Oltre la legge, il deserto
Nell’arida Australia ottocentesca è già da molti anni che il territorio è stato conquistato dai coloni inglesi. Gli aborigeni sono infatti costretti a emigrare o a condividere il proprio spazio con i nuovi arrivati, che non perdono tempo a stabilire chi davvero comanda questo paese. La storia insegna che gli autoctoni sono sempre destinati in riserve lontane dalla “civiltà” costituita, o, nei casi più benevoli, a condividere usi e costumi abbandonando così le proprie tradizioni. Sam raffigura questa trasformazione culturale, con l’abbigliamento (cappello e camicia) che rispecchia la contaminazione ormai avviata, nonostante la pelle scura e la fisionomia immutata. L’uomo vive in una casa abitata da Fred, l’unico del paese a trattarlo in maniera dignitosa. L’equilibrio formatosi tra queste due comunità inizia a sgretolarsi con la presenza di Harry, giunto dal fronte e che vede gli abitanti del vecchio mondo come delle bestie da usare a proprio piacimento. Non può esistere, secondo lui, il concetto di eguaglianza delle condizioni tra i bianchi e i cosiddetti “selvaggi”, considerati al pari delle bestie. Un evento spiacevole, che coinvolge l’ex soldato e la moglie di Sam, Lizzie, costringerà proprio l’aborigeno a compiere una scelta drastica, che segnerà per sempre la sua vita.

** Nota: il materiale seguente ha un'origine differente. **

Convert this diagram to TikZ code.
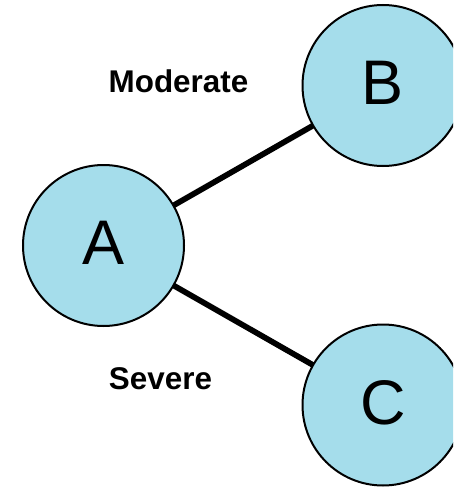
\documentclass[tikz,border=0pt]{standalone}
\usepackage{fontspec}
\setmainfont{Liberation Sans}
\definecolor{nodeblue}{RGB}{165,221,235}
\begin{document}
\begin{tikzpicture}[x=1pt,y=-1pt,
  vertex/.style={circle,draw=black,line width=2pt,fill=nodeblue,minimum size=161pt,inner sep=0pt,outer sep=0pt,font=\fontsize{63}{63}\selectfont,text height=45.1pt,text depth=7pt},
  edgelabel/.style={font=\fontsize{31.4}{32}\selectfont\bfseries,anchor=base,inner sep=0pt},
  link/.style={line width=5.7pt}]
\useasboundingbox (0,0) rectangle (453,487);
\clip (0,0) rectangle (453,487);
\node[vertex] (A) at (103.5,245.5) {A};
\node[vertex] (B) at (383,85.5) {B};
\node[vertex] (C) at (383,405) {C};
\draw[link] (A) -- (B);
\draw[link] (A) -- (C);
\node[edgelabel] (lm) at (178.5,92.5) {Moderate};
\node[edgelabel] (ls) at (160.5,389.5) {Severe};
\end{tikzpicture}
\end{document}
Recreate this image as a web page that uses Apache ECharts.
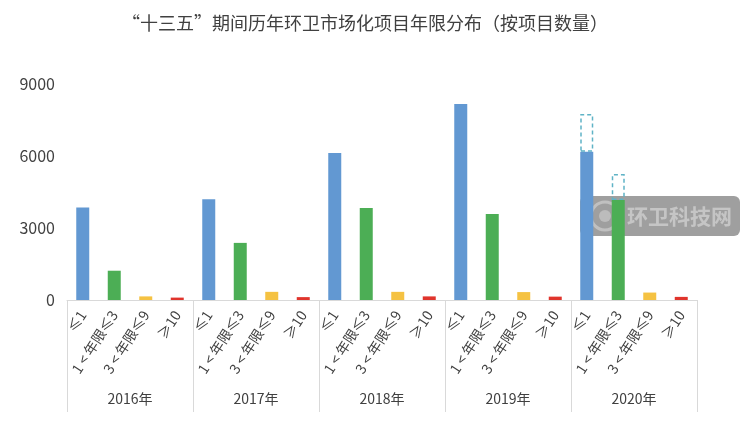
<!DOCTYPE html>
<html>
<head>
<meta charset="utf-8">
<script src="https://cdn.jsdelivr.net/npm/echarts@6/dist/echarts.min.js"></script>
<style>html,body{margin:0;padding:0;background:#fff;}#c{width:750px;height:433px;}</style>
</head>
<body>
<div id="c"></div>
<script>
var years = ['2016年', '2017年', '2018年', '2019年', '2020年'];
var bands = ['≤1', '1 < 年限≤3', '3 < 年限≤9', '≥10'];
var le1 = [3850, 4200, 6130, 8170, 6180];
var y1to3 = [1220, 2380, 3830, 3580, 4170];
var y3to9 = [150, 340, 340, 330, 310];
var ge10 = [100, 120, 150, 140, 130];
// dashed outline tops (2020 only)
var dashTopLe1 = [null, null, null, null, 7750];
var dashTopY1to3 = [null, null, null, null, 5250];
var yTicks = [0, 3000, 6000, 9000];

var colors = ['#6298d2', '#4cae55', '#f5c242', '#e0342c'];
var seriesVals = [le1, y1to3, y3to9, ge10];
var dashTops = [dashTopLe1, dashTopY1to3, null, null];

var cats = [], main = [], dash = [];
for (var i = 0; i < years.length; i++) {
  for (var j = 0; j < bands.length; j++) {
    cats.push(bands[j]);
    main.push({ value: seriesVals[j][i], itemStyle: { color: colors[j] } });
    var dt = dashTops[j] ? dashTops[j][i] : null;
    dash.push(dt == null ? null : dt - seriesVals[j][i]);
  }
}

var chart = echarts.init(document.getElementById('c'));
chart.setOption({
  animation: false,
  title: {
    text: '“十三五”期间历年环卫市场化项目年限分布（按项目数量）',
    left: 360, top: 9, textAlign: 'center',
    textStyle: { fontFamily: 'Noto Sans CJK SC', fontSize: 18, fontWeight: 'normal', color: '#404040' }
  },
  grid: { left: 67, right: 53, top: 84, bottom: 133 },
  xAxis: [{
    type: 'category', data: cats,
    axisLine: { lineStyle: { color: '#d9d9d9' } },
    axisTick: { show: false },
    axisLabel: { interval: 0, rotate: 57, margin: 12, fontFamily: 'Noto Sans CJK SC', fontSize: 14, color: '#404040' }
  }, {
    type: 'category', data: years, position: 'bottom',
    axisLine: { show: false },
    axisTick: { show: true, length: 112, interval: 0, lineStyle: { color: '#d9d9d9' } },
    axisLabel: { interval: 0, margin: 92, fontFamily: 'Noto Sans CJK SC', fontSize: 14, color: '#404040' }
  }],
  yAxis: {
    type: 'value', min: 0, max: 9000, interval: 3000,
    axisLine: { show: false }, axisTick: { show: false }, splitLine: { show: false },
    axisLabel: { margin: 12, fontFamily: 'Noto Sans CJK SC', fontSize: 16, color: '#404040',
      formatter: function (v) { return String(v); } }
  },
  series: [{
    type: 'bar', xAxisIndex: 0, data: main, barWidth: 13, stack: 's'
  }, {
    type: 'bar', xAxisIndex: 0, data: dash, barWidth: 13, stack: 's',
    itemStyle: { color: 'rgba(255,255,255,0)', borderColor: '#5fb3c6', borderWidth: 1.5, borderType: [4, 3] }
  }],
  graphic: [{
    type: 'group', left: 580, top: 196,
    children: [{
      type: 'rect', shape: { x: 0, y: 0, width: 160, height: 40, r: 6 },
      style: { fill: 'rgba(90,90,90,0.58)' }
    }, {
      type: 'circle', shape: { cx: 25, cy: 20, r: 14 },
      style: { fill: 'none', stroke: 'rgba(255,255,255,0.35)', lineWidth: 3 }
    }, {
      type: 'circle', shape: { cx: 25, cy: 20, r: 6 },
      style: { fill: 'rgba(255,255,255,0.3)' }
    }, {
      type: 'text', x: 47, y: 20,
      style: { text: '环卫科技网', fill: 'rgba(255,255,255,0.4)', font: 'bold 21px "Noto Sans CJK SC"', textVerticalAlign: 'middle' }
    }]
  }]
});
</script>
</body>
</html>
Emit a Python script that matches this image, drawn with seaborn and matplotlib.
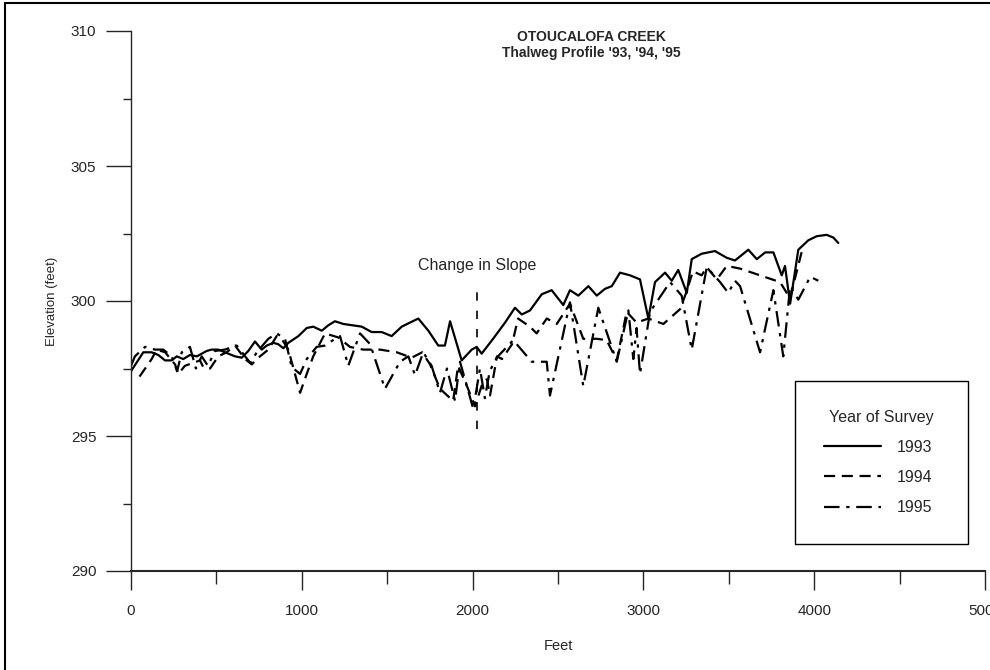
"""
Thalweg profile, Otoucalofa Creek, surveys of 1993-1995
"""

import numpy as np
import pandas as pd
import matplotlib

matplotlib.use("Agg")
import matplotlib.pyplot as plt
from matplotlib.lines import Line2D
from matplotlib.ticker import MultipleLocator
import seaborn as sns

# --- data (feet along channel, elevation in feet)
feet_1993 = [0, 72, 121, 160, 199, 238, 268, 306, 345, 386, 443, 472, 511, 550, 609,
             648, 687, 726, 765, 795, 833, 862, 892, 921, 980, 1029, 1067, 1117, 1155,
             1194, 1243, 1351, 1409, 1468, 1526, 1585, 1682, 1741, 1799, 1838, 1868,
             1936, 1995, 2024, 2053, 2120, 2190, 2248, 2288, 2336, 2405, 2463, 2531,
             2570, 2619, 2678, 2727, 2775, 2815, 2863, 2922, 2980, 3029, 3068, 3127,
             3166, 3204, 3254, 3283, 3341, 3419, 3488, 3536, 3595, 3614, 3664, 3713,
             3761, 3810, 3829, 3859, 3907, 3966, 4015, 4073, 4112, 4141]
elev_1993 = [297.4, 298.1, 298.1, 298.0, 297.8, 297.8, 297.95, 297.85, 298.0, 297.95,
             298.15, 298.2, 298.2, 298.1, 297.95, 297.9, 298.15, 298.5, 298.2, 298.35,
             298.45, 298.4, 298.25, 298.45, 298.7, 299.0, 299.05, 298.9, 299.1, 299.25,
             299.15, 299.05, 298.85, 298.85, 298.7, 299.05, 299.35, 298.9, 298.35,
             298.35, 299.25, 297.8, 298.2, 298.3, 298.05, 298.6, 299.2, 299.75, 299.5,
             299.65, 300.25, 300.4, 299.85, 300.4, 300.2, 300.55, 300.2, 300.45, 300.55,
             301.05, 300.95, 300.8, 299.35, 300.7, 301.05, 300.75, 301.15, 300.3,
             301.55, 301.75, 301.85, 301.6, 301.5, 301.8, 301.9, 301.55, 301.8, 301.8,
             300.95, 301.3, 299.9, 301.9, 302.25, 302.4, 302.45, 302.35, 302.15]

feet_1994 = [50, 121, 150, 200, 258, 277, 316, 404, 423, 463, 511, 560, 609, 668, 707,
             736, 804, 853, 882, 921, 990, 1029, 1067, 1136, 1214, 1282, 1360, 1458,
             1556, 1643, 1705, 1751, 1809, 1886, 1915, 1970, 2014, 2060, 2084, 2102,
             2143, 2172, 2231, 2266, 2336, 2375, 2434, 2493, 2570, 2648, 2727, 2785,
             2844, 2902, 2960, 3029, 3117, 3215, 3250, 3290, 3341, 3371, 3430, 3488,
             3566, 3800, 3859, 3890, 3930]
elev_1994 = [297.2, 297.85, 298.2, 298.1, 297.65, 297.3, 297.6, 297.8, 297.55, 297.5,
             297.95, 298.1, 298.35, 297.85, 297.65, 297.85, 298.2, 298.7, 298.6, 298.2,
             296.6, 297.3, 297.95, 298.8, 298.65, 298.3, 298.2, 298.2, 298.1, 297.9,
             298.1, 297.65, 296.75, 296.3, 297.6, 296.8, 296.1, 297.0, 297.1, 296.5,
             297.95, 297.85, 298.4, 299.35, 299.05, 298.8, 299.35, 299.15, 299.9, 298.6,
             298.6, 298.55, 297.8, 299.6, 299.2, 299.35, 299.15, 299.7, 300.3, 301.1,
             300.95, 301.25, 300.8, 301.3, 301.2, 300.7, 300.1, 300.9, 301.9]

feet_1995 = [0, 23, 82, 141, 189, 238, 270, 297, 345, 380, 414, 450, 492, 550, 619,
             668, 700, 736, 804, 853, 902, 941, 990, 1029, 1087, 1136, 1194, 1224, 1272,
             1341, 1400, 1487, 1575, 1624, 1663, 1711, 1760, 1809, 1850, 1897, 1926,
             1960, 2004, 2043, 2072, 2100, 2141, 2238, 2346, 2434, 2453, 2570, 2648,
             2736, 2844, 2912, 2941, 2960, 2980, 3039, 3156, 3224, 3283, 3371, 3449,
             3497, 3536, 3566, 3683, 3761, 3819, 3859, 3907, 3977, 4024]
elev_1995 = [297.6, 297.95, 298.3, 298.2, 298.2, 297.95, 297.4, 298.1, 298.3, 297.5,
             297.95, 297.6, 298.15, 298.2, 298.35, 297.95, 297.7, 298.1, 298.6, 298.8,
             298.6, 297.55, 297.3, 297.85, 298.3, 298.35, 298.6, 298.7, 297.6, 298.8,
             298.4, 296.75, 297.75, 297.95, 297.25, 298.1, 297.6, 296.6, 297.5, 296.3,
             297.75, 297.0, 296.0, 297.5, 296.4, 297.4, 297.9, 298.55, 297.75, 297.75,
             296.5, 299.95, 296.85, 299.75, 297.75, 299.65, 297.85, 299.0, 297.3, 299.6,
             300.7, 300.2, 298.2, 301.25, 300.7, 300.3, 300.75, 300.55, 298.1, 300.4,
             297.95, 300.55, 300.05, 300.9, 300.75]

years = ["1993", "1994", "1995"]
x_ticks = [0, 1000, 2000, 3000, 4000, 5000]
y_ticks = [290, 295, 300, 305, 310]

slope_break_ft = 2026
slope_break_range = (295.25, 300.35)

# long table for seaborn
frames = []
for yr, fx, ev in zip(years, [feet_1993, feet_1994, feet_1995],
                      [elev_1993, elev_1994, elev_1995]):
    frames.append(pd.DataFrame({"feet": fx, "elev": ev, "year": yr}))
df = pd.concat(frames, ignore_index=True)

sns.set_style("ticks")
plt.rcParams["font.family"] = ["Liberation Sans Narrow", "Liberation Sans", "DejaVu Sans"]

fig = plt.figure(figsize=(9.9, 6.7), dpi=100)
ax = fig.add_axes([131 / 990, 1 - 571 / 670, 854 / 990, 540 / 670])

line_styles = {"1993": "", "1994": (5, 3), "1995": (7, 3, 1.5, 3)}
sns.lineplot(data=df, x="feet", y="elev", style="year", dashes=line_styles,
             color="black", linewidth=1.6, estimator=None, sort=False, ax=ax)

# change in slope marker
ax.vlines(slope_break_ft, *slope_break_range, colors="black", linestyles=(0, (5, 6)),
          linewidth=1.2)
ax.text(slope_break_ft, 301.3, "Change in Slope", ha="center", va="center", fontsize=11.5)

ax.set_xlim(0, 5000)
ax.set_ylim(290, 310)
ax.set_xticks(x_ticks)
ax.set_xticklabels([str(t) for t in x_ticks])
ax.set_yticks(y_ticks)
ax.set_yticklabels([str(t) for t in y_ticks])
ax.xaxis.set_minor_locator(MultipleLocator(500))
ax.yaxis.set_minor_locator(MultipleLocator(2.5))
ax.tick_params(axis="y", which="major", length=18, width=1, pad=7, labelsize=11)
ax.tick_params(axis="y", which="minor", length=6, width=1)
ax.tick_params(axis="x", which="major", length=14, width=1, pad=10, labelsize=11)
ax.tick_params(axis="x", which="minor", length=9, width=1)

for side in ["top", "right"]:
    ax.spines[side].set_visible(False)
ax.spines["left"].set_linewidth(1.0)
ax.spines["bottom"].set_linewidth(1.5)

ax.set_xlabel("Feet", fontsize=10.5)
ax.set_ylabel("Elevation (feet)", fontsize=9.5)
ax.xaxis.set_label_coords(0.5, -0.125)
ax.yaxis.set_label_coords(-0.085, 0.5)

handles, labels = ax.get_legend_handles_labels()
keep = [(h, l) for h, l in zip(handles, labels) if l in years]
leg = ax.legend([h for h, _ in keep], [l for _, l in keep], title="Year of Survey",
                loc="lower left", bbox_to_anchor=(0.7775, 0.05, 0.2025, 0.3),
                mode="expand", borderaxespad=0, fontsize=11.5, title_fontsize=11.5,
                handlelength=3.6, handletextpad=1.0, labelspacing=0.95, borderpad=1.8,
                fancybox=False, framealpha=1, edgecolor="black")
leg.get_frame().set_linewidth(1.0)

# titles
fig.text(0.597, 1 - 37 / 670, "OTOUCALOFA CREEK", ha="center", va="center",
         fontsize=10, fontweight="bold")
fig.text(0.597, 1 - 53 / 670, "Thalweg Profile '93, '94, '95", ha="center",
         va="center", fontsize=10, fontweight="bold")

# page border of the scanned sheet
fig.add_artist(Line2D([5 / 990, 5 / 990], [0, 1 - 3 / 670], color="black", lw=1.5))
fig.add_artist(Line2D([5 / 990, 1], [1 - 3 / 670, 1 - 3 / 670], color="black", lw=1.5))

fig.savefig("out.png", dpi=100)
plt.close(fig)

Sweet Country, il film di Warwick Thornton presentato in Concorso alla 74esima Mostra del Cinema di Venezia, trasporta l’iconologia del western americano in un terreno inedito come quello australiano. Il contesto del tempo non sembra essere mutato rispetto ai casi di cronaca contemporanea, sia che si tratti dei casi di razzismo su strada, con l’emergere di movimenti nazionalistici di estrema destra, sia che si parli di fanatici da tastiera che inondano il web di commenti brutali e dettati dal proprio istinto anziché dall’intelletto. Il genere aiuta a trasmettere una sensazione di graduale pessimismo, che comincia a emergere quando Harry, il cittadino modello dell’antropocentrismo occidentale, chiede a Fred dove si possono trovare gli schiavi da poter assoldare per lavori usuranti. L’uomo rifiuta, affermando che qui, in questa comunità, esiste la democrazia. Sì sa che, abbattendo un muro, la società cerca sempre un’alternativa per distinguere un individuo da un altro. Si è partiti dalla pelle, dal ceto di appartenenza, fino a giungere alla condizione socio-economica. Nel lungometraggio di Thornton è presente una quiete condivisa da entrambe le parti, che garantisce stabilità e respiro senza incappare in casi di violenza che portano solo sangue invece che soluzioni.
Con il tempo emergono, come già è accaduto in innumerevoli film di finzione e di denuncia, le contraddizioni del nostro vivere. La consuetudine (soggettiva) e la legge (oggettiva) dovrebbero bilanciarsi più verso la seconda scelta, che è quella che porta equità e giustizia secondo le regole che uno Stato democratico offre al cittadino. La capacità del regista, oltre a compiere un’analisi critica fine in merito alla regressione che ci sta riportando in un periodo delicato di forti diseguaglianze, sta nel illustrare come sia lo stesso essere umano, in base alle proprie esperienze e conoscenze, a porre dei paletti di civiltà in modo che errori come quelli descritti nel film non vengono più commessi. La mancanza di un tribunale ordinario, una sede preposta al raggiungimento della verità (ipotetica), è segno della presenza di una comunità primitiva che vive in base alle usanze create con iniquità. Che siano indigeni o portatori di cultura non fa alcuna differenza.
Sweet Country è un’opera dal forte carattere estetico, con classiche sequenze riprese dai cult del genere western rafforzate da un contenuto che volge lo sguardo verso il presente. La storia, anziché toccare dei punti già visti in precedenti lungometraggi sullo schiavismo, poteva approfondire maggiormente alcune tematiche inerenti alla cultura locale, ma rimane comunque un’opera cinematografica potente sia nel linguaggio che nel tratto narrativo.